To be honest, I'm not even sure my country (Germany) has such places.
--- Quote from: Thrillho on 27 Aug 2020, 07:00 ---British law also allows you to volunteer to sacrifice certain employment rights [...]
--- End quote ---
You cannot "sacrifice rights".
Or do you know a way to "sacrifice" a human right ?
And thanks to a certain Mrs Tatcher, british law isnt exactly exemplary in regards to worker rights.

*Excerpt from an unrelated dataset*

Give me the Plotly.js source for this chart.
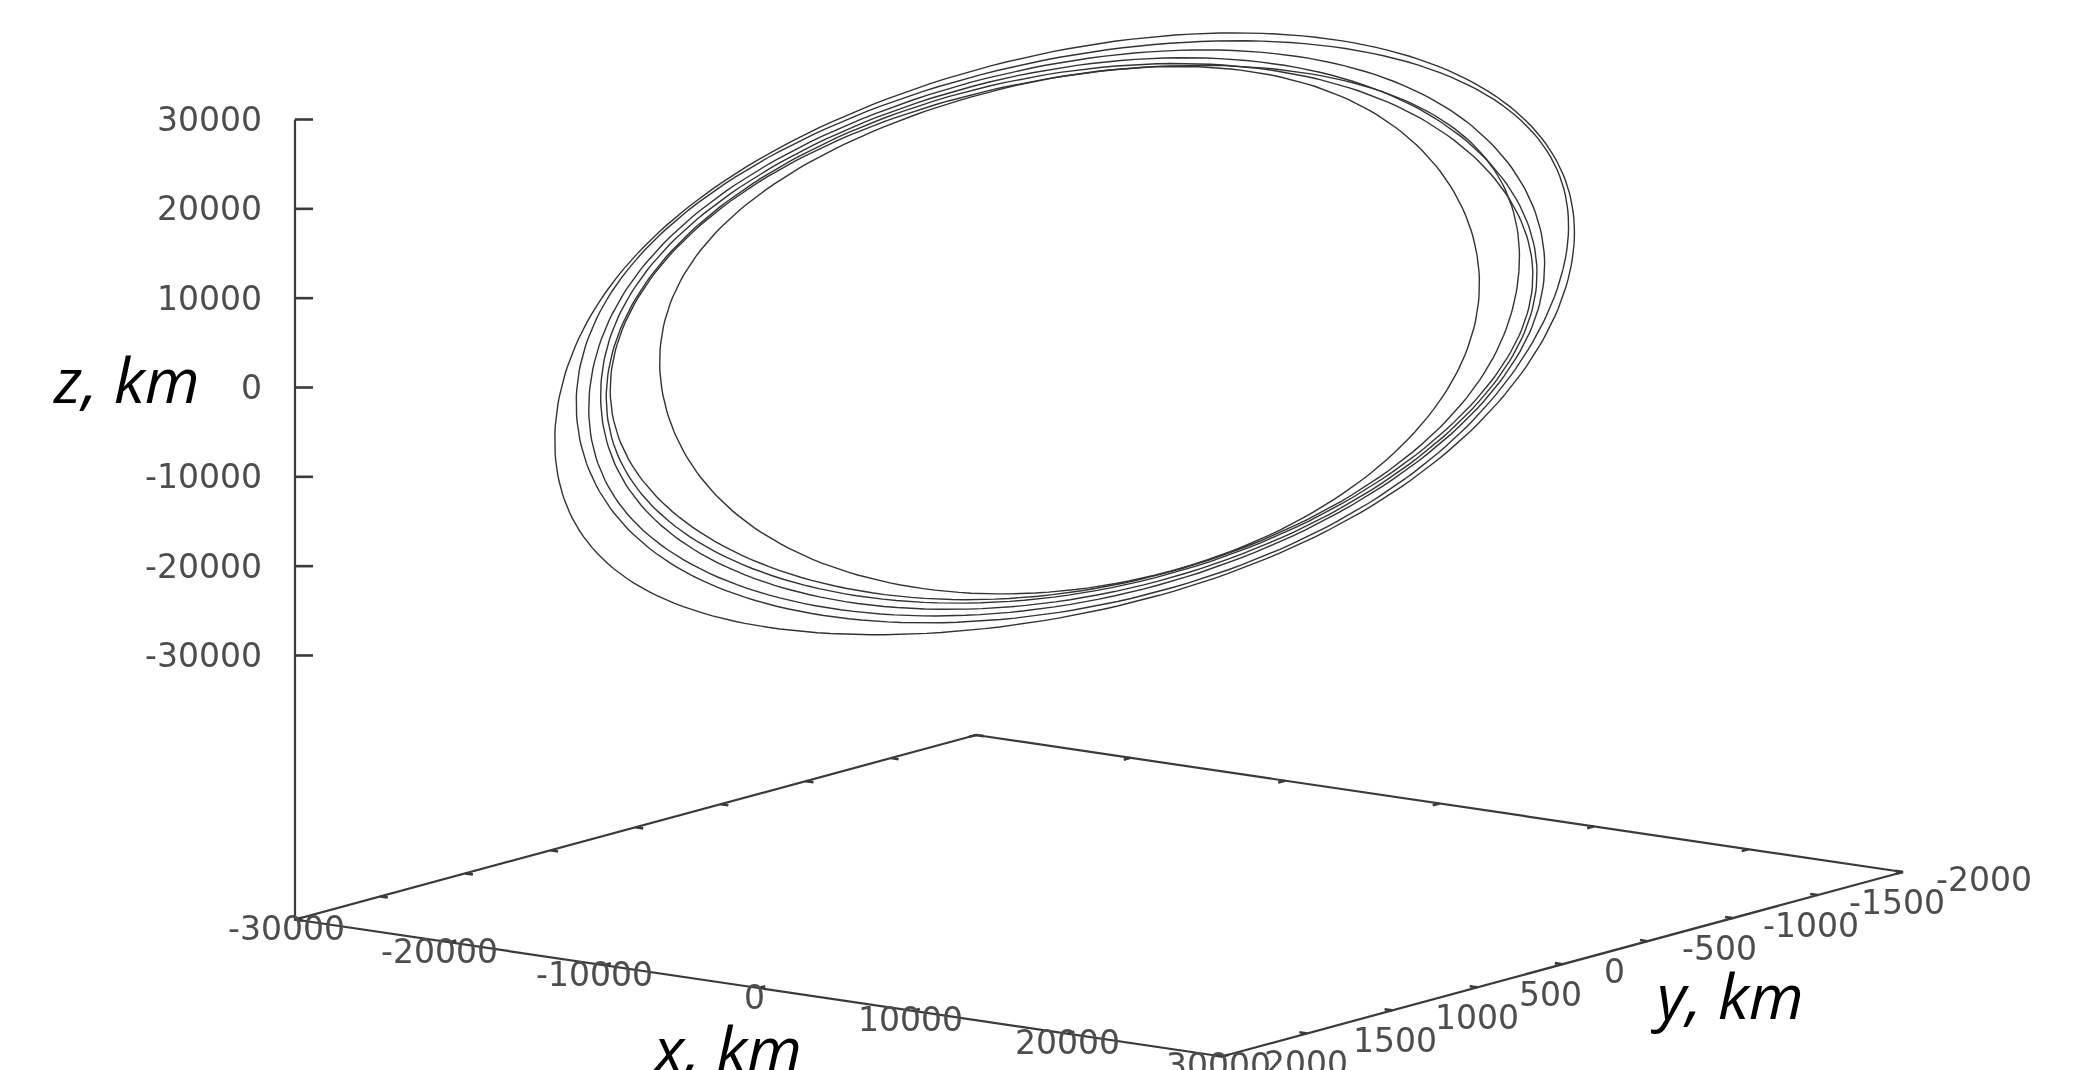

--- Quote from: Thrillho on 27 Aug 2020, 07:00 ---Many people do not object to the risks of sex work, they object to the 'sex' of sex work. A perfectly pleasant transaction [...]
--- End quote ---
And I'm sure some slave owners have been super nice to their slaves, too. That changes nothing.
--- End quote ---
They have a few clubs, but since prostitution/brothels are legal in Germany, stripping isn't the draw that it is in a place where sex acts for money are illegal.
brasca:
--- Quote from: Gus_Smedstad on 27 Aug 2020, 01:03 ---
--- Quote from: brasca on 27 Aug 2020, 00:20 ---A lot has been said about May not deserving to be stuck in a substandard chassis after paying her debt to society, but I still find it hard to believe enough people contributed to this fundraiser if they actually met her. Maybe Roko wrote a really heart wrenching story.
--- End quote ---
My theory is that most QC characters are big softies.
--- End quote ---
There’s only so much they can give. Spidrift mentions Faye and Hannelore scaring people into giving although guilt tripping is probably more likely. Most people who gave haven’t met May which is probably why this fundraiser was a success. The more you know the less charitable you get.